You’ve heard of the bridge-to-nowhere and the train-to-nowhere. There is also the “plane to nowhere“:
Tea party lawmakers from rural areas were among those fighting the hardest to preserve taxpayer subsidies for airline flights into and out of small towns last year after senior Republicans tried to eliminate the oft-criticized program. Now, the House Appropriations Committee is awarding the program an 11 percent budget hike.
Next year, the subsidies would reach a record $214 million under a bill the GOP-run committee approved Tuesday.
The subsidies can reach hundreds of dollars per ticket — and can exceed $1,000 in a few routes. A recent change to the program will soon take care of such $1,000-plus cases, but critics of the program say more needs to be done to shelter taxpayers from runaway costs. Last year, the House voted to eliminate the program in the lower 48 states by 2013. But rural tea party lawmakers like Reps.

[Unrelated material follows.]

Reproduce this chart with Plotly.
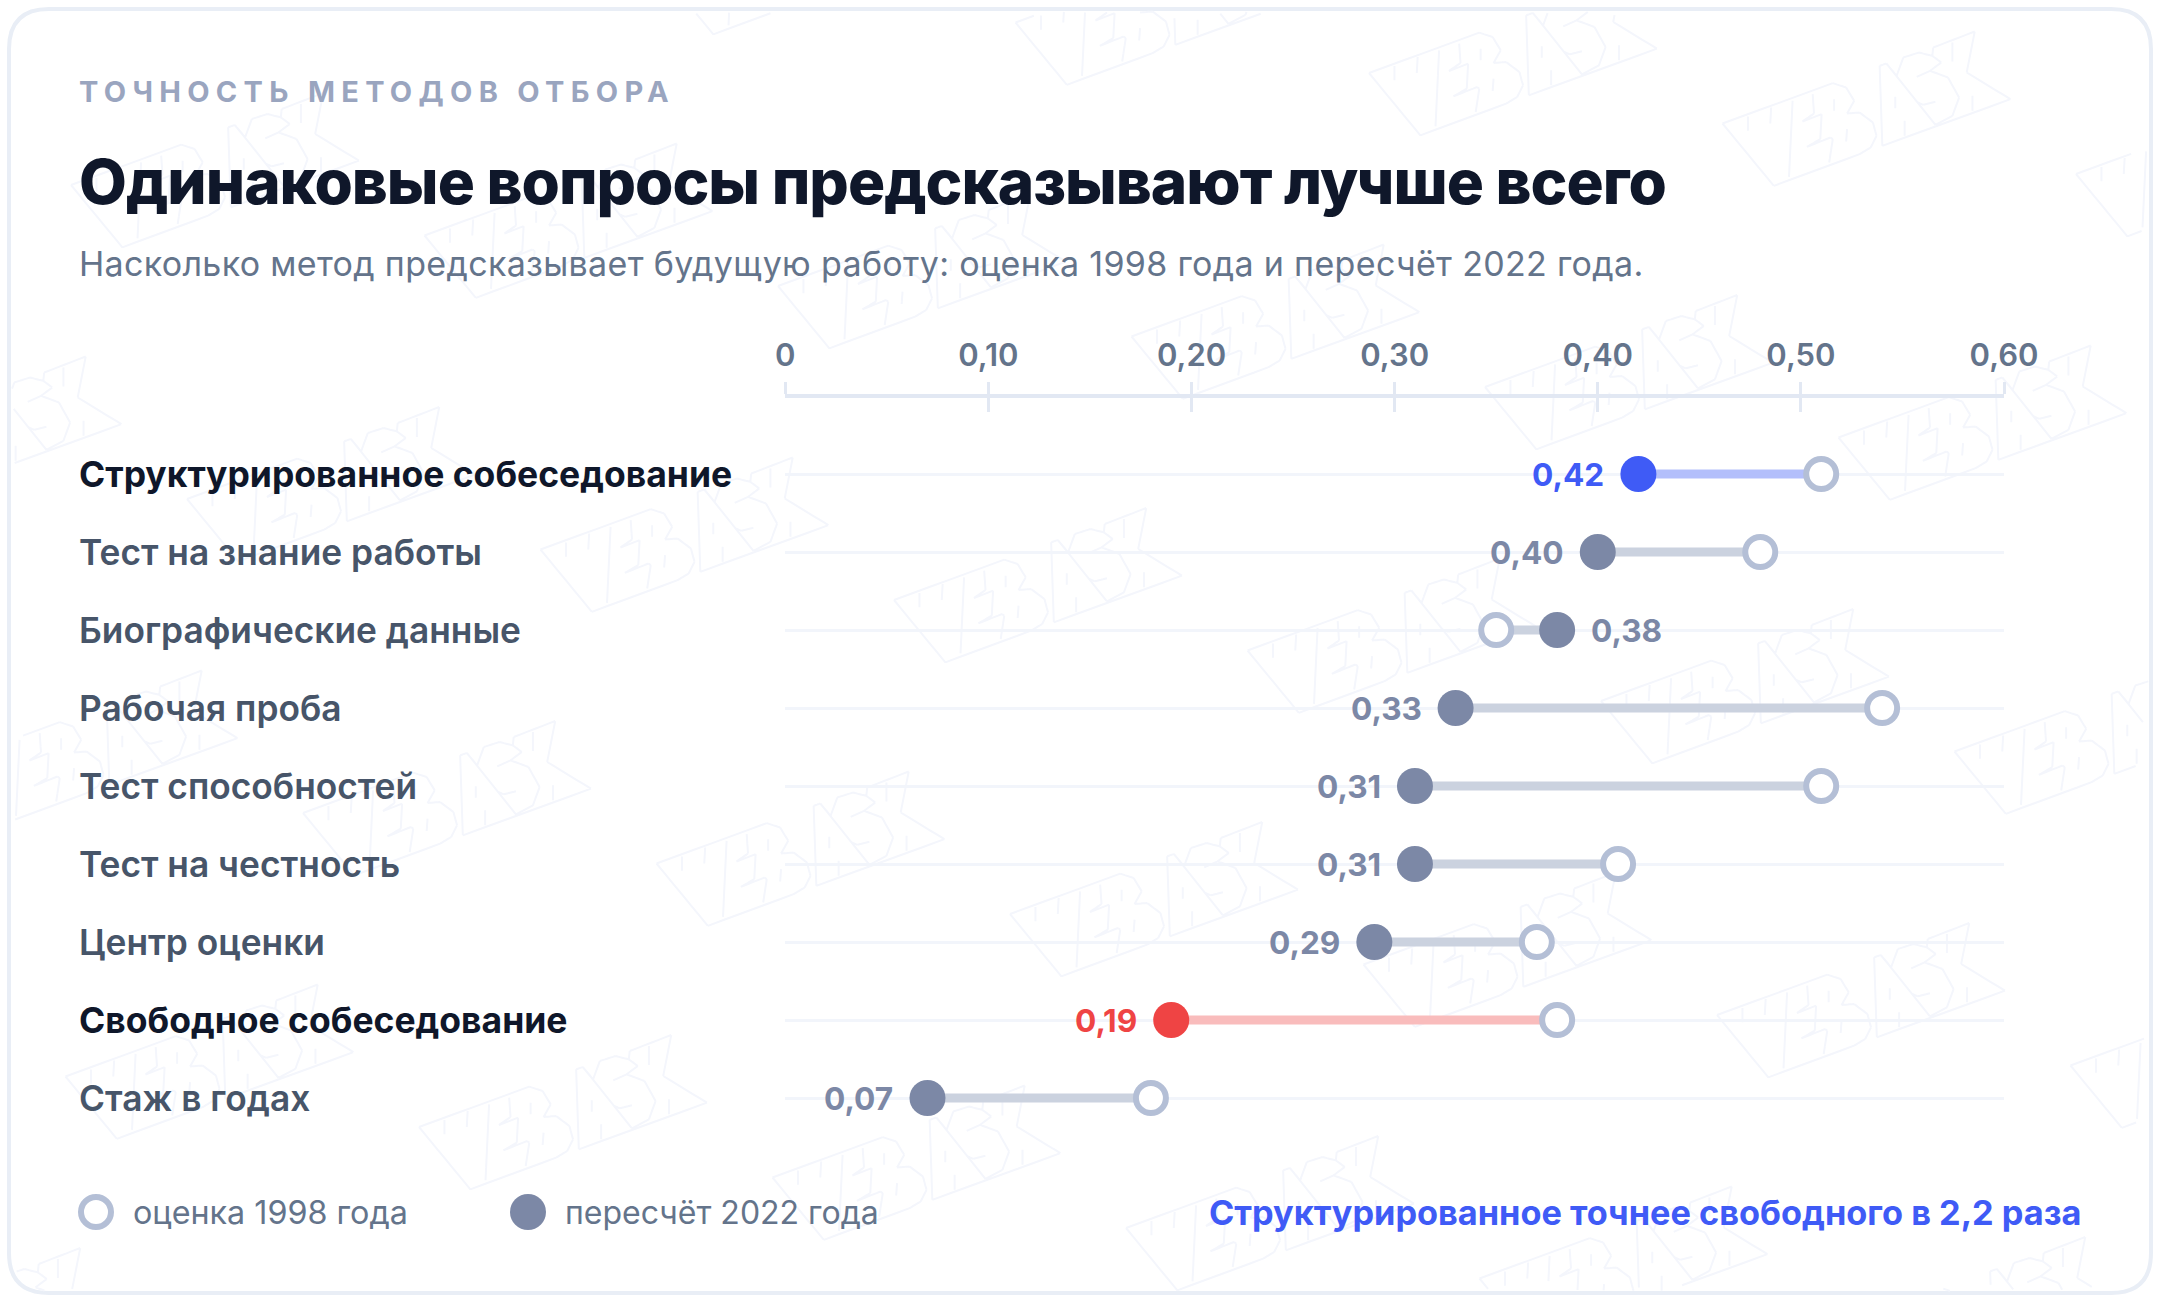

Rick Berg, R-N.D., and Kristi Noem, R-S.D., were among those who fought to save it. Instead of killing the air subsidies, Congress in February approved a watered-down set of changes when passing a measure renewing federal aviation programs.
This is the same Congress which eliminated high-speed rail funding, and severely cut bike/ped programs. Unlike the “essential” air services program, high-speed trains and bike paths don’t require operating subsidies.